An Alternative Approach to Synthesizing Galactooligosaccharides by Cell-Surface Display of ß-Galactosidase on Yarrowia lipolytica.

An alternative strategy for synthesizing galactooligosaccharides (GOS) from an erythritol-producing yeast Yarrowia lipolytica using surface display technology was demonstrated. The engineered strain CGMCC11369 was developed by fusion of the ß-galactosidase gene from Aspergillus oryzae to the YlPir1 gene, which codes for a cell wall protein. ß-Galactosidase was effectively displayed on the cell surface of Yarrowia lipolytica start strain CGMCC7326. This engineered strain with surface-displayed ß-galactosidase efficiently synthesized GOS from lactose. An amount of 160 g/L GOS was produced within 6 h in a solution of 500 g/L lactose and 5 mg/mL cell (dry weight) at pH 5.5 and 60 °C, with a yield of 51% of consumed lactose monohydrate. This newly developed method was applied with waste yeast paste from erythritol industry at least 10 times. The optimal reaction temperature increased to 60 °C, about 20 °C higher than that of free ß-galactosidase, which was helpful for enhancing the reaction rate and GOS production.

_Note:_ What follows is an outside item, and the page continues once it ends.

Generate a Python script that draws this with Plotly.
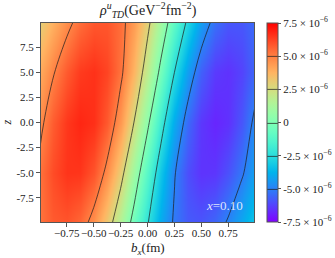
import math
import plotly.graph_objects as go

# impact-parameter grid (fm) and z values
bx_vals = [-1.0, -0.875, -0.75, -0.625, -0.5, -0.375, -0.25, -0.125, 0.0,
           0.125, 0.25, 0.375, 0.5, 0.625, 0.75, 0.875, 1.0]
z_vals = [-10.0, -5.0, 0.0, 5.0, 10.0]

# rho values in units of 1e-6 GeV^-2 fm^-2, one row per z value
rho_zm10 = [5.26, 5.77, 5.89, 5.51, 4.60, 3.19, 1.41, -0.53, -2.41, -4.01, -5.16, -5.78, -5.88, -5.53, -4.87, -4.04, -3.17]
rho_zm5 = [5.29, 6.07, 6.52, 6.50, 5.90, 4.71, 2.99, 0.93, -1.24, -3.27, -4.91, -6.02, -6.53, -6.48, -5.97, -5.16, -4.21]
rho_z0 = [4.70, 5.74, 6.46, 6.79, 6.60, 5.80, 4.39, 2.48, 0.29, -1.94, -3.94, -5.49, -6.45, -6.80, -6.59, -5.85, -4.75]
rho_zp5 = [3.96, 4.92, 5.79, 6.39, 6.57, 6.21, 5.25, 3.73, 1.78, -0.38, -2.49, -4.31, -5.65, -6.40, -6.56, -6.22, -5.51]
rho_zp10 = [2.95, 3.81, 4.67, 5.38, 5.83, 5.85, 5.37, 4.35, 2.86, 1.03, -0.92, -2.76, -4.28, -5.33, -5.84, -5.84, -5.42]

x_tickvals = [-0.75, -0.5, -0.25, 0.0, 0.25, 0.5, 0.75]
x_ticktext = ["\u22120.75", "\u22120.50", "\u22120.25", "0.00", "0.25", "0.50", "0.75"]
y_tickvals = [-7.5, -5.0, -2.5, 0.0, 2.5, 5.0, 7.5]
y_ticktext = ["-7.5", "-5.0", "-2.5", "0.0", "2.5", "5.0", "7.5"]
cb_tickvals = [-7.5, -5.0, -2.5, 0.0, 2.5, 5.0, 7.5]
cb_ticktext = ["-7.5 \u00d7 10<sup>\u22126</sup>", "-5.0 \u00d7 10<sup>\u22126</sup>",
               "-2.5 \u00d7 10<sup>\u22126</sup>", "0",
               "2.5 \u00d7 10<sup>\u22126</sup>", "5.0 \u00d7 10<sup>\u22126</sup>",
               "7.5 \u00d7 10<sup>\u22126</sup>"]

# matplotlib-like "rainbow" colormap
def rainbow(t):
    r = min(1.0, abs(2 * t - 0.5))
    g = math.sin(math.pi * t)
    b = math.cos(math.pi * t / 2)
    return "rgb(%d,%d,%d)" % (round(255 * r), round(255 * g), round(255 * b))

colorscale = [[i / 20, rainbow(i / 20)] for i in range(21)]

z_grid = [rho_zm10, rho_zm5, rho_z0, rho_zp5, rho_zp10]

serif = "Liberation Serif, Times New Roman, serif"

fig = go.Figure()
fig.add_trace(go.Contour(
    x=bx_vals, y=z_vals, z=z_grid,
    colorscale=colorscale, zmin=-7.5, zmax=7.5, zauto=False,
    autocontour=False,
    contours=dict(coloring="heatmap", start=-5, end=5, size=2.5, showlabels=False),
    line=dict(color="rgba(30,30,30,0.9)", width=0.8, smoothing=1),
    colorbar=dict(
        x=1.061, xanchor="left", y=0.5, yanchor="middle", len=1.0, lenmode="fraction",
        thickness=11, outlinecolor="#555", outlinewidth=1,
        tickmode="array", tickvals=cb_tickvals, ticktext=cb_ticktext,
        ticks="outside", ticklen=3, tickcolor="#555",
        tickfont=dict(family=serif, size=11, color="#222"),
        ypad=0, xpad=0,
    ),
    hoverinfo="skip",
))

fig.update_layout(
    width=335, height=258,
    margin=dict(l=41, r=81, t=23, b=36, autoexpand=False),
    paper_bgcolor="white", plot_bgcolor="white",
    font=dict(family=serif, color="#222"),
    showlegend=False,
    xaxis=dict(range=[-0.99, 0.99], tickmode="array", tickvals=x_tickvals, ticktext=x_ticktext,
               ticks="outside", ticklen=4, tickcolor="#555", showgrid=False, zeroline=False,
               showline=True, linecolor="#555", linewidth=1, mirror=True, tickangle=0,
               automargin=False, ticklabelstandoff=-3,
               tickfont=dict(family=serif, size=11, color="#222")),
    yaxis=dict(range=[-9.9, 9.9], tickmode="array", tickvals=y_tickvals, ticktext=y_ticktext,
               ticks="outside", ticklen=4, tickcolor="#555", showgrid=False, zeroline=False,
               showline=True, linecolor="#555", linewidth=1, mirror=True, automargin=False,
               tickfont=dict(family=serif, size=11, color="#222")),
    annotations=[
        dict(text="<i>\u03c1</i><sup><i>u</i></sup><sub><i>TD</i></sub>(GeV<sup>\u22122</sup>fm<sup>\u22122</sup>)",
             xref="paper", yref="paper", x=0.5, y=1.0, xanchor="center", yanchor="bottom",
             yshift=1, showarrow=False, font=dict(family=serif, size=14, color="#222")),
        dict(text="<i>b</i><sub><i>x</i></sub>(fm)", xref="paper", yref="paper",
             x=0.5, y=0, xanchor="center", yanchor="top", yshift=-16, showarrow=False,
             font=dict(family=serif, size=13, color="#222")),
        dict(text="<i>z</i>", xref="paper", yref="paper", x=0, y=0.5, xanchor="right",
             yanchor="middle", xshift=-26, textangle=-90, showarrow=False,
             font=dict(family=serif, size=12, color="#222")),
        dict(text="<i>x</i>=0.10", xref="paper", yref="paper", x=0.96, y=0.085,
             xanchor="right", yanchor="middle", showarrow=False,
             font=dict(family=serif, size=13, color="rgba(235,240,255,0.95)")),
    ],
)

fig.write_html("out.html", config={"displayModeBar": False},
               post_script="document.body.style.margin='0px';")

Highly Efficient Fructooligosaccharides Production by an Erythritol-Producing Yeast Yarrowia lipolytica Displaying Fructosyltransferase.

Currently, fructooligosaccharides (FOS) are industrially transformed from sucrose by purified enzymes or fungi cells. However, these methods are expensive and time-consuming. An economical approach to producing FOS using erythritol-producing yeast cells was described in this study. Fructosyltransferase from Aspergillus oryzae was displayed on the cell surface of Yarrowia lipolytica, resulting in an engineered strain capable of transforming sucrose to FOS. An amount of 480 g/L FOS was produced within 3 h in a solution of 800 g/L sucrose and 5 g/L cells (dry cell weight, DCW) at pH 6.0 and 60 °C, with a yield of 60% of total sucrose and a productivity of 160 g/(L·h). The yeast pastes from the erythritol industry can be repeatedly used as the whole-cell catalysts at least 10 times by this newly developed approach. This efficient method is attractive for the large-scale production of FOS from sucrose.